L’arrêt de la Cour de cassation illustre un assouplissement de l’ obligation de sécurité de l’employeur (1).
La Cour de cassation affirme que « ne méconnaît pas l’obligation légale lui imposant de prendre les mesures nécessaires pour assurer la sécurité et protéger la santé physique et mentale des travailleurs, l’employeur qui justifie avoir pris toutes les mesures prévues par les articles L. 4121-1 et L. 4121-2 du code du travail ».
Constatant que l’employeur avait mis en œuvre les mesures de prévention édictées par ces articles, elle conclut à l’absence de manquement à l’obligation de sécurité de résultat et rejette les demandes de dommages et intérêts du salarié.
Les faits de l’espèce – Un salarié de la société Air France exerçant les fonctions de chef de cabine a assisté aux attentats du 11 septembre 2001. Le 24 avril 2006, alors qu’il partait rejoindre son bord pour un vol, il a été pris d’une crise de panique qui a donné lieu à un arrêt de travail.
Il a saisi le 19 décembre 2008 la juridiction prud’homale aux fins de condamnation de son employeur à lui payer des dommages-intérêts pour manquement à son obligation de sécurité après les attentats du 11 septembre 2001.
Il a été licencié le 15 septembre 2011 pour ne pas s’être présenté à une visite médicale prévue pour qu’il soit statué sur son aptitude à exercer un poste au sol.
Le contrôle opéré par la Cour de cassation – La Cour de cassation retient que « appréciant souverainement les éléments de fait et de preuve qui lui étaient soumis et procédant aux recherches qui lui étaient demandées, la cour d’appel a constaté, d’une part que l’employeur, ayant pris en compte les événements violents auxquels le salarié avait été exposé, avait, au retour de New-York le 11 septembre 2001, fait accueillir celui-ci, comme tout l’équipage, par l’ensemble du personnel médical mobilisé pour assurer une présence jour et nuit et orienter éventuellement les intéressés vers des consultations psychiatriques, d’autre part que le salarié, déclaré apte lors de quatre visites médicales intervenues entre le 27 juin 2002 et le 18 novembre 2005, avait exercé sans difficulté ses fonctions jusqu’au mois d’avril 2006 ; qu’ayant relevé que les éléments médicaux produits, datés de 2008, étaient dépourvus de lien avec ces événements dont il avait été témoin, la cour d’appel a, par ces seuls motifs, propres et adoptés, dont elle a pu déduire l’absence de manquement de l’employeur à son obligation de sécurité de résultat ».
La portée – Cet arrêt illustre un assouplissement de l’obligation de sécurité pesant sur l’employeur qui parait toutefois demeurer une obligation de sécurité de résultat, la Cour de cassation reprenant expressément cette expression dans l’arrêt.

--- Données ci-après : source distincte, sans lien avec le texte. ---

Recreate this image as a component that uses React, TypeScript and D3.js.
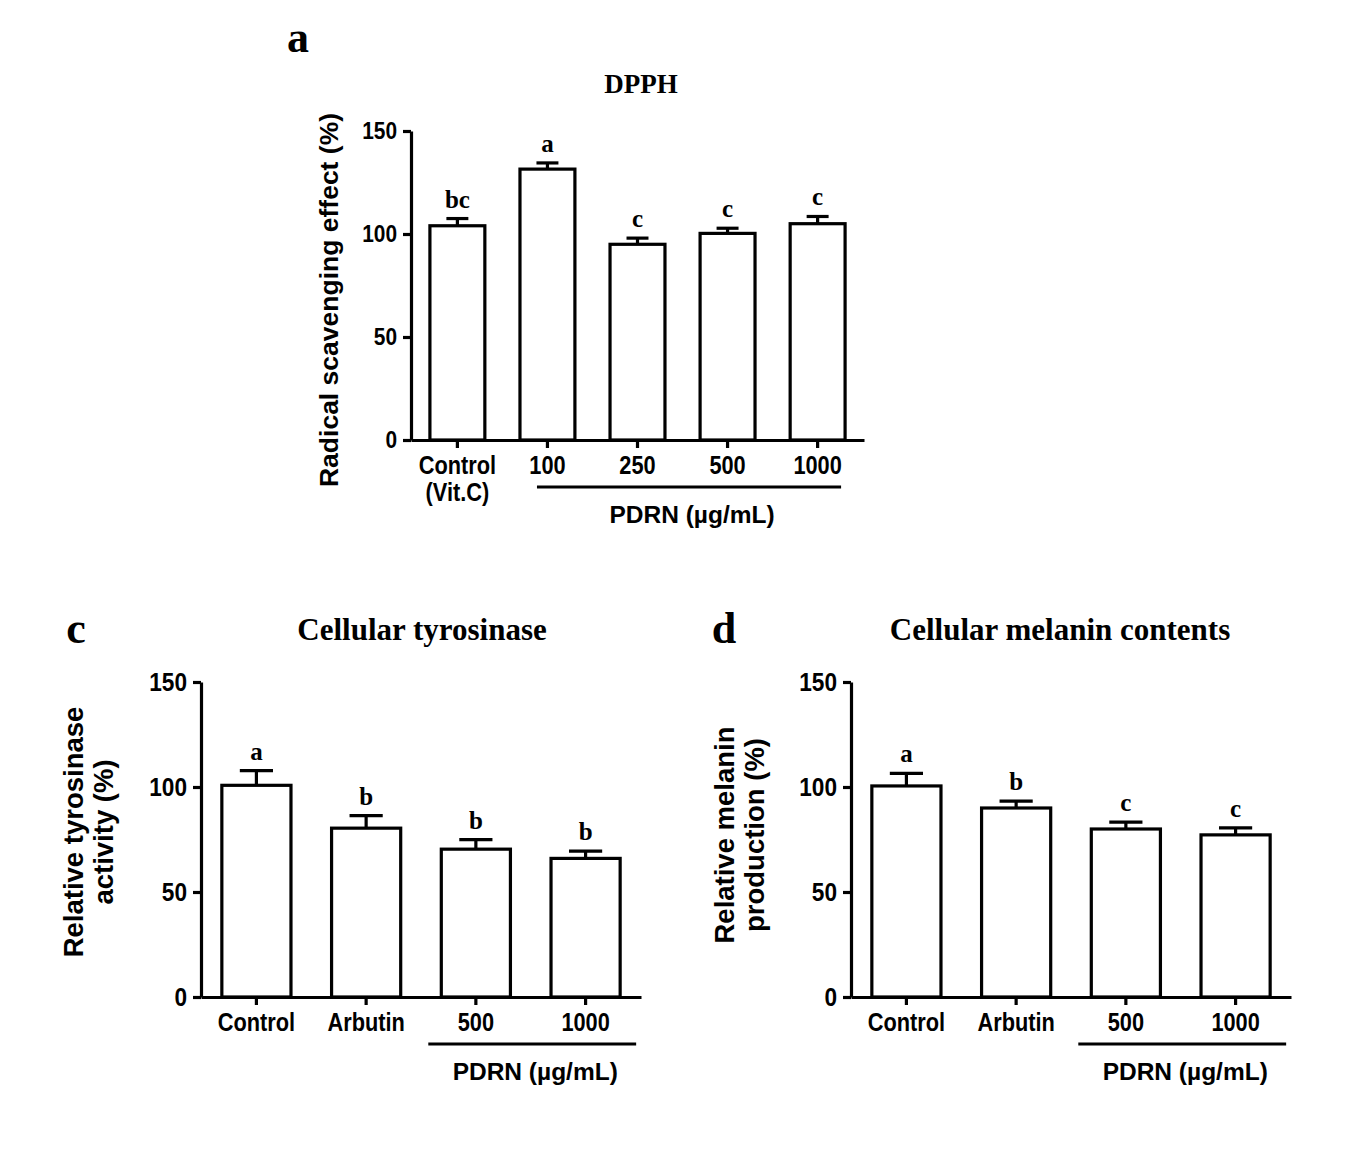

La grande nouveauté serait cependant de permettre à l’employeur de s’exonérer de sa responsabilité dès lors qu’il démontrerait avoir accompli toutes les mesures de prévention adéquates et nécessaires, de sorte que la dégradation de l’état de santé du salarié ne lui serait pas imputable.
Cet infléchissement de la jurisprudence recentre l’obligation de sécurité de l’employeur sur la prévention, le résultat attendu étant la réalisation effective et étendue des mesures de prévention, telles que prévues aux articles L. 4121-1 et L. 4121-2 du Code du travail.
Conseil – Cet arrêt invite résolument les entreprises à donner toute leur effectivité aux dispositions énoncées à l’article L. 4121-1 du Code du travail, en s’inscrivant durablement dans une démarche d’analyse et de prévention des risques professionnels.
La réalisation effective de cette démarche de prévention constitue un véritable atout, tant dans les relations individuelles que collectives, sa mise en œuvre pouvant en effet permettre de sécuriser le déploiement de projets d’entreprise d’envergure, à l’instar d’un projet d’externalisation, comme l’a jugé la Cour de cassation dans son arrêt du 22 octobre 2015 (n°14-20173).
Rappelons enfin que les articles L. 4644-1 et R. 4644-1 et suivants du Code du travail prévoient désormais l’obligation pour l’employeur de désigner un ou plusieurs salariés compétents pour s’occuper des activités de protection et de prévention des risques professionnels de l’entreprise. A défaut de désignation d’un référent sécurité en interne, l’employeur peut faire appel, après avis du comité d’hygiène, de sécurité et des conditions de travail ou, en son absence, des délégués du personnel, aux intervenants en prévention des risques professionnels appartenant au service de santé au travail interentreprises.
Emmanuel Walle
Priscilla Guettrot
Lexing Droit Travail numérique
(1) Cass. soc. 25-11-2015, n°1424444.